Una amiga me contó un día que una recomendación si alguien te ataca en la calle (si te asaltan, si te golpean), no es gritar: “AYUDA”, sino gritar “FUEGO”. Que porque así, la gente sí voltea, sí te ayuda. Si gritas lo otro, no.
Otro día vi un video en el que una asociación hacía el experimento de realizar un falso secuestro de alguien en plena calle, con un montón de gente alrededor. Para su sorpresa, o quizá no, nadie intervenía. En solo uno de los secuestros que hicieron (en el video salían como 4), una persona lo reportaba a las autoridades.
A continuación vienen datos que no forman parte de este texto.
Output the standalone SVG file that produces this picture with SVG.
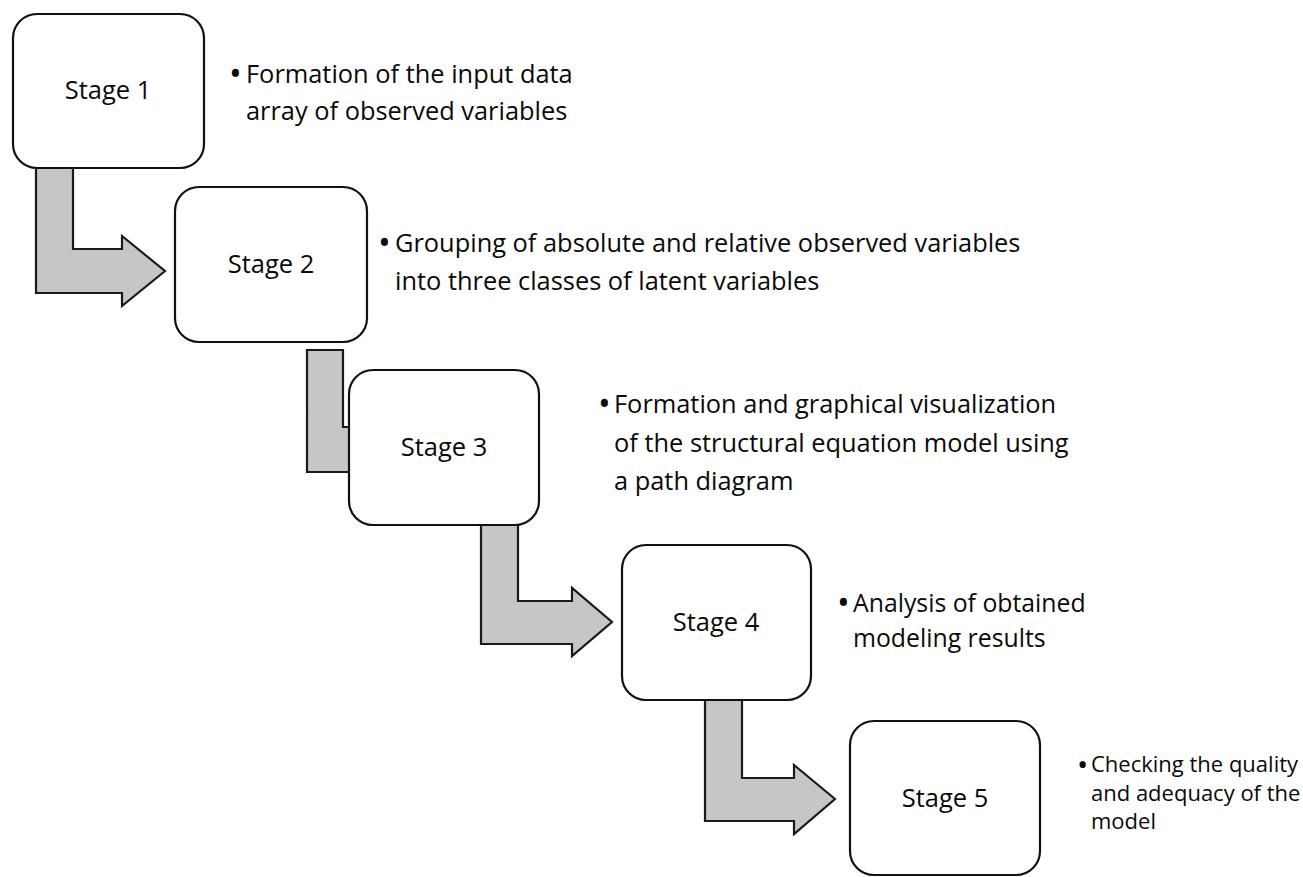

Días después, matan a una chica en un taxi; surgen marchas y protestas, y extrañamente todos se pelean sobre el tema de quién puede indignarse y cuál es la manera correcta de indignarse sin indignar a otros.
Otros días después, tiembla. Se caen edificios, gente queda atrapada, gente muere y otros lo pierden todo. Ahí sí, la mayoría sabe cómo reaccionar. Ahí sí, todos ayudan. Ahí nadie parece tener dudas, nadie cuestiona la indignación, nadie se pregunta sobre las víctimas, sobre su género o sus preferencias sexuales o políticas, sobre si merecen la ayuda o no.
En este país nos tiene que atacar el FUEGO para que nos indignemos al unísono. Para que ahora sí nos abracemos y cantemos el himno nacional. Está padre, pero no está tan padre.